### WHAT THIS TASK INVOLVES
No images are to be carried over; print all other material exactly as it stands.

### DATA
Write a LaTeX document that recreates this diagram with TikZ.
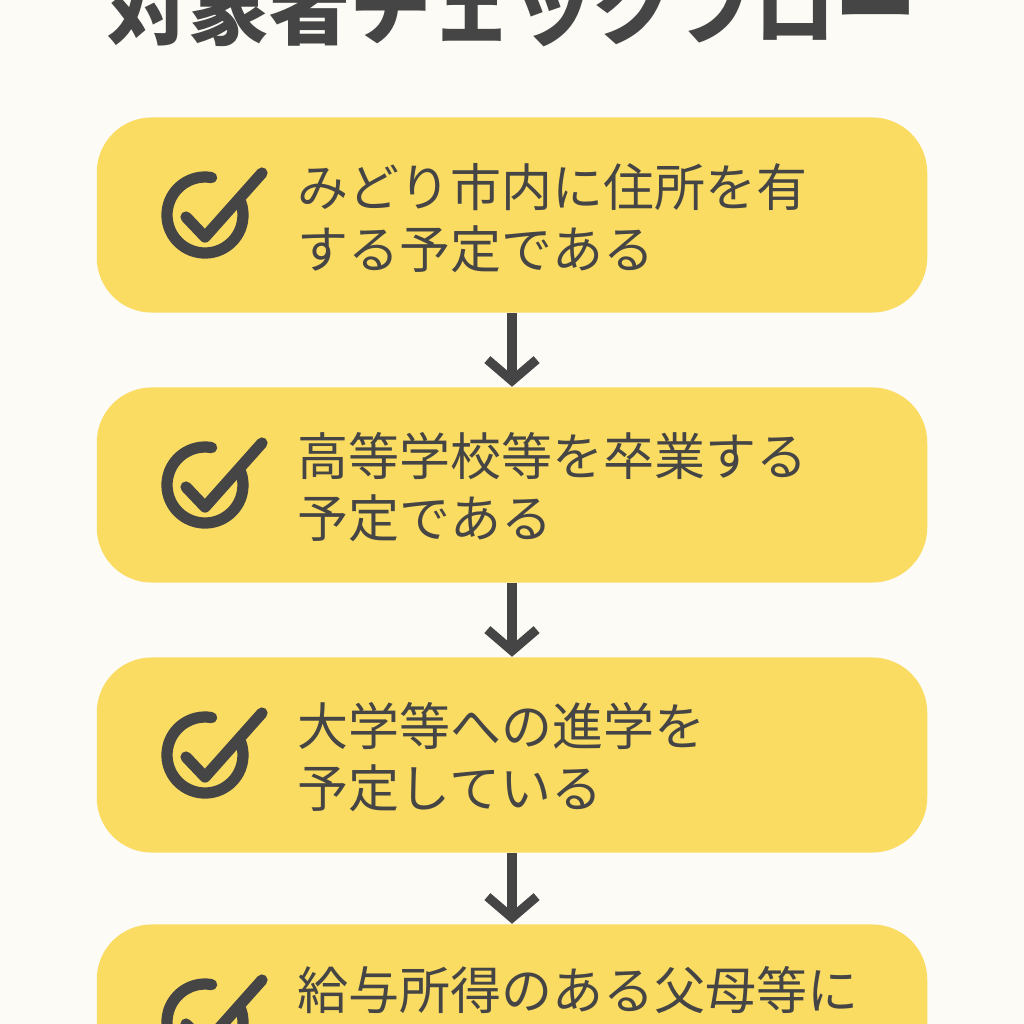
\documentclass[tikz,border=0pt]{standalone}
\usepackage{fontspec}
\newfontfamily\cjk{Noto Sans CJK JP}
\usetikzlibrary{positioning,arrows.meta}
\definecolor{bgcol}{HTML}{FCFBF5}
\definecolor{boxcol}{HTML}{FBDC62}
\definecolor{inkcol}{HTML}{454545}
\begin{document}
\begin{tikzpicture}[x=0.01cm,y=-0.01cm]

    % Styles
    \tikzstyle{flowbox} = [rectangle, rounded corners=0.55cm, minimum width=8.3cm, minimum height=1.95cm, fill=boxcol, inner sep=0]
    \tikzstyle{flowtext} = [text=inkcol, font=\cjk\fontsize{14.5}{17.6}\selectfont, align=left, anchor=west, inner sep=0]
    \tikzstyle{arrow} = [line width=2.6pt, draw=inkcol, -{Straight Barb[length=6pt,width=14pt,line width=2.6pt]}]
    \tikzstyle{tick} = [line width=3.2pt, draw=inkcol, line cap=round, line join=round]

    % Fond
    \fill[bgcol] (0,0) rectangle (1024,1024);
    \useasboundingbox (0,0) rectangle (1024,1024);

    % Titre
    \node (title) [text=inkcol, font=\cjk\bfseries\fontsize{23}{23}\selectfont] at (512,8) {対象者チェックフロー};

    % Boites
    \node (s1) [flowbox] at (512,215) {};
    \node (s2) [flowbox] at (512,485) {};
    \node (s3) [flowbox] at (512,755) {};
    \node (s4) [flowbox] at (512,1022) {};

    \node (t1) [flowtext] at (297,218) {みどり市内に住所を有\\する予定である};
    \node (t2) [flowtext] at (297,487) {高等学校等を卒業する\\予定である};
    \node (t3) [flowtext] at (297,757) {大学等への進学を\\予定している};
    \node (t4) [flowtext] at (297,990) {給与所得のある父母等に};

    % Coches
    \foreach \y in {215,485,755,1022} {
        \draw [tick] (211.6,\y-37.4) arc (280:-20:38);
        \draw [tick] (186,\y+2) -- (205,\y+22) -- (262,\y-42);
    }

    % Fleches
    \draw [arrow] (s1) -- (s2);
    \draw [arrow] (s2) -- (s3);
    \draw [arrow] (s3) -- (s4);

\end{tikzpicture}
\end{document}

### ANSWER TO THE PROBLEM
Write a LaTeX document that recreates this diagram with TikZ.
\documentclass[tikz,border=0pt]{standalone}
\usepackage{fontspec}
\newfontfamily\cjk{Noto Sans CJK JP}
\usetikzlibrary{positioning,arrows.meta}
\definecolor{bgcol}{HTML}{FCFBF5}
\definecolor{boxcol}{HTML}{FBDC62}
\definecolor{inkcol}{HTML}{454545}
\begin{document}
\begin{tikzpicture}[x=0.01cm,y=-0.01cm]

    % Styles
    \tikzstyle{flowbox} = [rectangle, rounded corners=0.55cm, minimum width=8.3cm, minimum height=1.95cm, fill=boxcol, inner sep=0]
    \tikzstyle{flowtext} = [text=inkcol, font=\cjk\fontsize{14.5}{17.6}\selectfont, align=left, anchor=west, inner sep=0]
    \tikzstyle{arrow} = [line width=2.6pt, draw=inkcol, -{Straight Barb[length=6pt,width=14pt,line width=2.6pt]}]
    \tikzstyle{tick} = [line width=3.2pt, draw=inkcol, line cap=round, line join=round]

    % Fond
    \fill[bgcol] (0,0) rectangle (1024,1024);
    \useasboundingbox (0,0) rectangle (1024,1024);

    % Titre
    \node (title) [text=inkcol, font=\cjk\bfseries\fontsize{23}{23}\selectfont] at (512,8) {対象者チェックフロー};

    % Boites
    \node (s1) [flowbox] at (512,215) {};
    \node (s2) [flowbox] at (512,485) {};
    \node (s3) [flowbox] at (512,755) {};
    \node (s4) [flowbox] at (512,1022) {};

    \node (t1) [flowtext] at (297,218) {みどり市内に住所を有\\する予定である};
    \node (t2) [flowtext] at (297,487) {高等学校等を卒業する\\予定である};
    \node (t3) [flowtext] at (297,757) {大学等への進学を\\予定している};
    \node (t4) [flowtext] at (297,990) {給与所得のある父母等に};

    % Coches
    \foreach \y in {215,485,755,1022} {
        \draw [tick] (211.6,\y-37.4) arc (280:-20:38);
        \draw [tick] (186,\y+2) -- (205,\y+22) -- (262,\y-42);
    }

    % Fleches
    \draw [arrow] (s1) -- (s2);
    \draw [arrow] (s2) -- (s3);
    \draw [arrow] (s3) -- (s4);

\end{tikzpicture}
\end{document}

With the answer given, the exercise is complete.